No camera is neutral. This idea is often repeated, but rarely taken seriously in its full implications.
Cameras do not simply record what is placed in front of them; they shape how photographers see, decide, and behave. Every camera carries within it a pedagogy. It teaches the photographer how to look, how to move, how to relate to time, space, and subjects. In this sense, every camera educates the photographer differently.
The act of learning photography is not only about mastering technique or understanding exposure. It is also about internalizing the logic of the tool being used. A large-format camera demands slowness. It requires planning, precision, and commitment. Each image is expensive in terms of time and effort, and this cost disciplines the gaze. The photographer learns to wait, to previsualize, to accept limitation as part of the process.
A small, fast 35mm camera teaches something else entirely. It encourages mobility, responsiveness, and improvisation. The photographer learns to react quickly, to trust instinct, to work within uncertainty. The camera rewards presence and attentiveness rather than control. It educates the body as much as the eye.
Digital cameras introduce a different form of learning. Immediate feedback alters decision-making. The photograph becomes provisional, revisable, endlessly adjustable. This can foster experimentation and reduce fear of failure, but it can also weaken commitment. When every mistake can be corrected later, the pressure to decide in the moment diminishes. The camera teaches flexibility, but also postponement.
Even within digital photography, different systems educate differently. A smartphone promotes constant availability and casual seeing. The camera is always present, always ready, blurring the boundary between observation and recording. Photography becomes habitual, integrated into daily behavior rather than set apart as a deliberate act. The photographer learns to see in fragments.
A medium-format digital camera, by contrast, restores a sense of gravity. Its size, weight, and cost reintroduce deliberation. The photographer is reminded that not all images are equal, that some require preparation and intent. The tool demands respect, and in return, it shapes a more measured relationship with image-making.These differences are not merely ergonomic or technical. They are cognitive and ethical. The camera conditions what feels possible, appropriate, or necessary. It influences how close one gets to a subject, how long one stays, how visible the act of photographing becomes. Over time, these behaviors solidify into a way of seeing.
This is why changing cameras often feels disorienting. It is not just a matter of learning new controls. It is a matter of unlearning habits. The photographer must renegotiate their relationship with time, with error, with attention. A new camera disrupts routines and reveals assumptions that had gone unnoticed.
Photographic history is full of examples of how tools shape vision. The square format encouraged balance and centripetal composition. The waist-level viewfinder softened confrontation. Autofocus altered the relationship with movement. High ISO performance changed the role of darkness. Each technological shift re-educated photographers, sometimes subtly, sometimes radically.

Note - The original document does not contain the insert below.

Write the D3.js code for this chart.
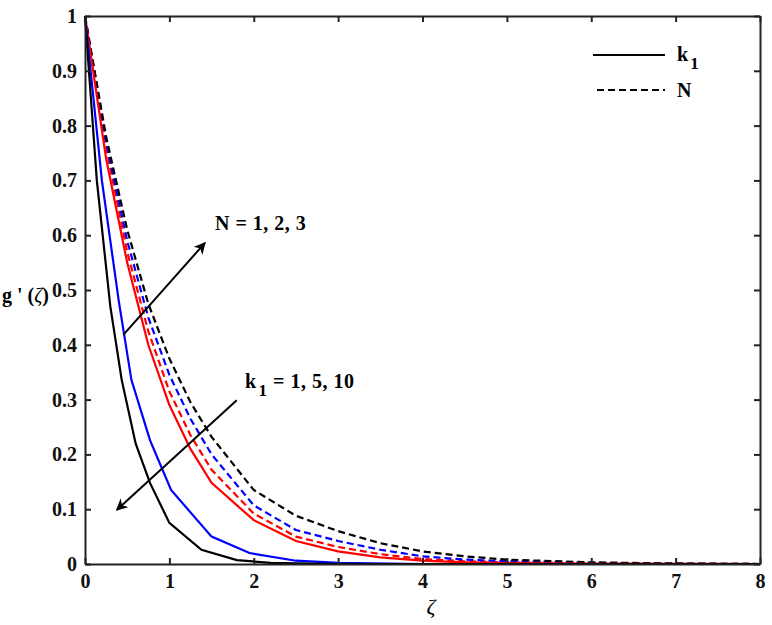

Yet this education is rarely neutral. Cameras encode values. Speed is rewarded. Precision is privileged. Convenience is normalized. These priorities influence not only aesthetics, but ethics. What we photograph, how we photograph, and why we photograph are inseparable from the tools we use. Understanding this does not mean rejecting technology or fetishizing older equipment. It means becoming conscious of the lessons each camera teaches. Some cameras train us to shoot more. Others teach us to shoot less. Some reward decisiveness. Others reward patience. None of these lessons are inherently superior, but each has consequences.
The danger lies in mistaking habit for vision. When the camera’s logic becomes invisible, it begins to dictate choices without reflection. Photography risks becoming automatic. The tool leads, and the photographer follows.
To recognize that every camera educates the photographer differently is to reclaim agency. It allows photographers to choose tools not only for their capabilities, but for the kind of attention they cultivate. To ask not only what a camera can do, but what it asks in return. Learning photography is not only about learning how to look at the world. It also involves recognizing how the tools we use shape that gaze, direct it, and condition it. Every camera teaches something different, often quietly, and understanding that silent education is one of the keys to practicing photography with awareness, intention, and real autonomy.